The next question comes from Bernd Pomrehn from Vontobel.
In the past, you always stated that it is difficult for you to assess the inventory level at the wholesalers. This morning, you wrote that you are confident that the destocking has come to an end that it is completed, what exactly gives you this confidence?
Discussions and feedback from wholesalers. Obviously, we're talking to them and we are listening to them. And they tell us that the inventory levels for our assortment for sanitary product has come to a normal level again since now end of Q1, beginning of Q2. The quality of the feedback from wholesalers.
We have a follow-up question from Martin Flueckiger from Kepler Cheuvreux.
Yes. From my perspective, the biggest surprise was your other cost effects category in the EBITDA margin bridge. And I realize that it's a bucket for all sorts of various drivers. But I was just wondering whether you could give us a little bit of help here on how to think about the margin driver category going forward for the full year. I realize you're not giving a full year EBITDA margin guidance, but just on these cost developments that are in this bucket, what should we expect for a net number in 2023?
So let us go briefly again through the other cost effect in the EBITDA margin bridge. The 3 main drivers while we had a positive effect was number one, we had lower energy prices that had an impact of 30 basis points. That was your question before. Number two, this onetime effect from energy subsidies has an impact of around 1 percentage point. So that's a strong one.

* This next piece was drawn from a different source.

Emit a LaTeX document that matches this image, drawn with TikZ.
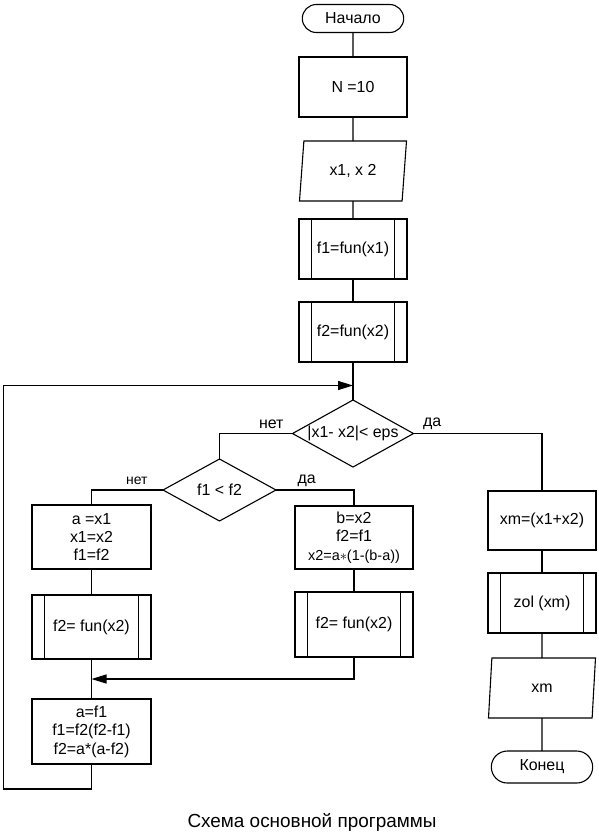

And the third one was a negative one was the wage inflation of around 5% in the first quarter, which was a negative effect. Other effects like, for example, marketing expenses or administrative expense to travel were pretty much on previous year's level, so they didn't have a strong impact on this other cost bucket in the first quarter.
The next question is a follow-up from Mr. Remo Rosenau from Helvetische.
When you mentioned that due to your discussions with wholesalers, you think that the inventory levels are now on a normal level. Might there be a risk that given the outlook, which is not that great, specifically in Germany, that wholesalers might even go to a below-average inventory the next few months?
Yes, it could be. This could be a possible scenario. We don't have any indications or any feedback on that, but that could be a scenario. I agree with you.
It seems there are no further questions. So thank you for your participation, and we wish you all a great day. Thank you.